• [TASK DETAILS]:
Only the lines from the beginning of the entries through the one with "plt.rcParams['font.family'] = ['Noto" should be written out, please, exactly and without any pictures.

• [ROWS]:

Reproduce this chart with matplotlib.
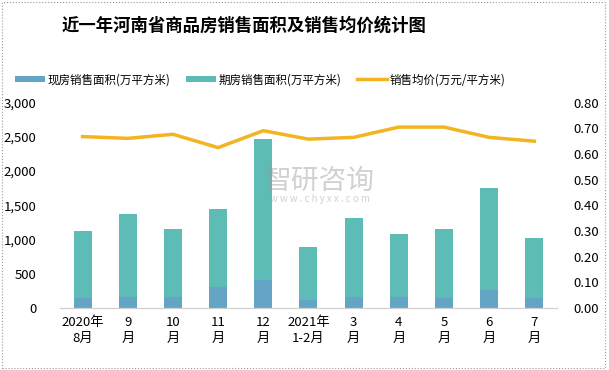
import numpy as np
import matplotlib.pyplot as plt
from matplotlib.patches import Rectangle

plt.rcParams['font.family'] = ['Noto Sans CJK SC', 'DejaVu Sans']

months = ["2020年\n8月", "9\n月", "10\n月", "11\n月", "12\n月", "2021年\n1-2月",
          "3\n月", "4\n月", "5\n月", "6\n月", "7\n月"]
total_area = [1128, 1376, 1157, 1449, 2470, 894, 1317, 1084, 1157, 1755, 1026]
spot_area = [150, 165, 165, 311, 413, 121, 165, 165, 150, 267, 150]
price = [0.668, 0.661, 0.677, 0.625, 0.691, 0.658, 0.665, 0.705, 0.705, 0.665, 0.650]

futures_area = [t - s for t, s in zip(total_area, spot_area)]

c_spot = "#64a5c5"
c_fut = "#5dbcb6"
c_line = "#f2b420"


def main():
    fig = plt.figure(figsize=(6.09, 3.70), dpi=100)
    ax = fig.add_axes([0.0985, 0.1676, 0.816, 0.5548])
    ax2 = ax.twinx()

    x = np.arange(len(months))
    ax.bar(x, spot_area, width=0.4, color=c_spot, label="现房销售面积(万平方米)", zorder=2)
    ax.bar(x, futures_area, width=0.4, bottom=spot_area, color=c_fut,
           label="期房销售面积(万平方米)", zorder=2)
    ax2.plot(x, price, color=c_line, lw=2.5, label="销售均价(万元/平方米)", zorder=3)

    ax.set_xlim(-0.5, len(months) - 0.5)
    ax.set_ylim(0, 3000)
    ax.set_yticks(range(0, 3001, 500))
    ax.set_yticklabels([f"{v:,}" for v in range(0, 3001, 500)])
    ax2.set_ylim(0, 0.8)
    ax2.set_yticks(np.arange(0, 0.81, 0.1))
    ax2.set_yticklabels([f"{v:.2f}" for v in np.arange(0, 0.81, 0.1)])
    ax.set_xticks(x)
    ax.set_xticklabels(months, fontsize=9.5, linespacing=1.3)

    for a in (ax, ax2):
        for s in ("top", "left", "right"):
            a.spines[s].set_visible(False)
        a.spines["bottom"].set_color("#d0d0d0")
        a.tick_params(length=0, labelsize=9.5)
    ax.tick_params(axis="y", pad=17)
    ax2.tick_params(axis="y", pad=12)
    ax.tick_params(axis="x", pad=6)

    # watermark
    fig.text(0.525, 0.512, "智研咨询", fontsize=20, color="#9a9a9a", alpha=0.45,
             ha="center", va="center", zorder=1)
    fig.text(0.525, 0.462, "w w w . c h y x x . c o m", fontsize=7, color="#9a9a9a",
             alpha=0.45, ha="center", va="center")

    fig.text(0.40, 0.93, "近一年河南省商品房销售面积及销售均价统计图", fontsize=12.5,
             fontweight="bold", ha="center", va="center")

    h1, l1 = ax.get_legend_handles_labels()
    h2, l2 = ax2.get_legend_handles_labels()
    fig.legend(h1 + h2, l1 + l2, loc="center", bbox_to_anchor=(0.427, 0.785), ncol=3,
               frameon=False, fontsize=8.3, handlelength=2.6, handleheight=0.5,
               columnspacing=1.4, handletextpad=0.2)

    fig.patches.append(Rectangle((0.004, 0.005), 0.99, 0.99, transform=fig.transFigure,
                                 fill=False, edgecolor="#999999", lw=0.8, ls=":"))

    fig.savefig("out.png", dpi=100)


if __name__ == "__main__":
    main()
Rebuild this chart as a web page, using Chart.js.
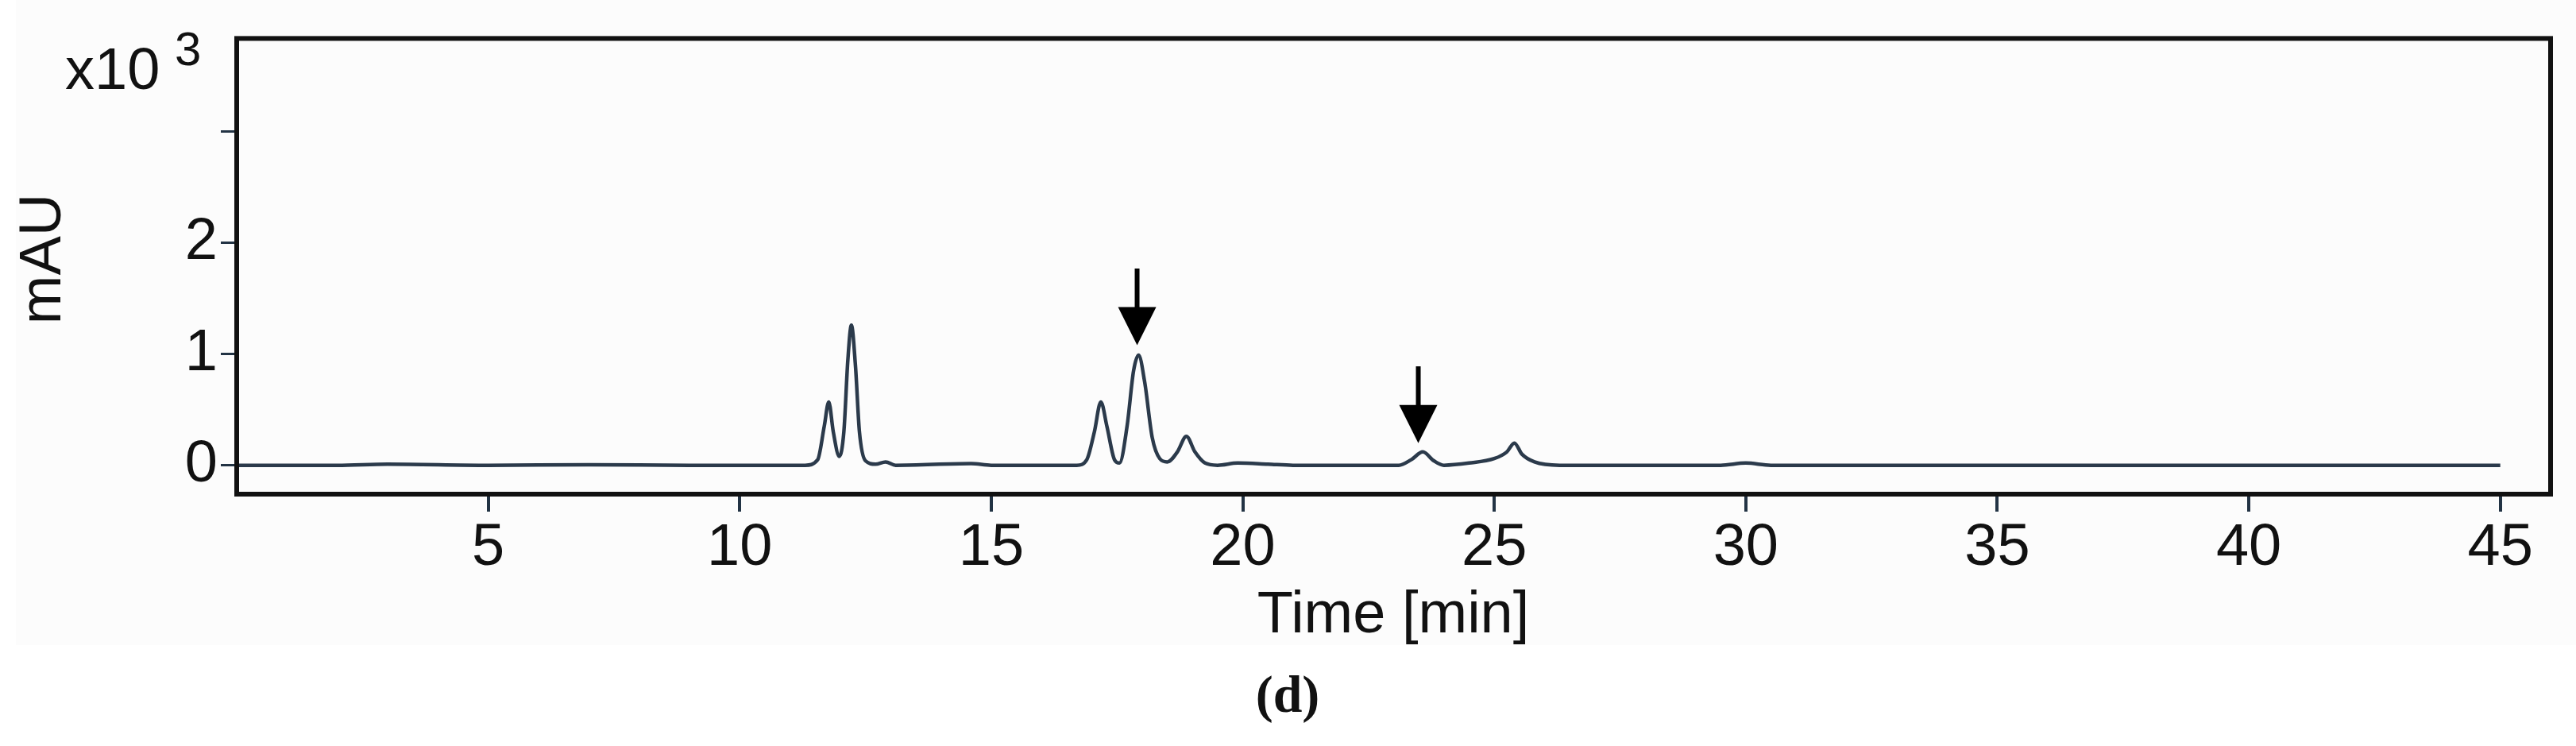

• [TASK RESPONSE]:
Reproduce this chart with matplotlib.
import numpy as np
import matplotlib.pyplot as plt
from matplotlib.patches import Rectangle

plt.rcParams['font.family'] = ['Noto Sans CJK SC', 'DejaVu Sans']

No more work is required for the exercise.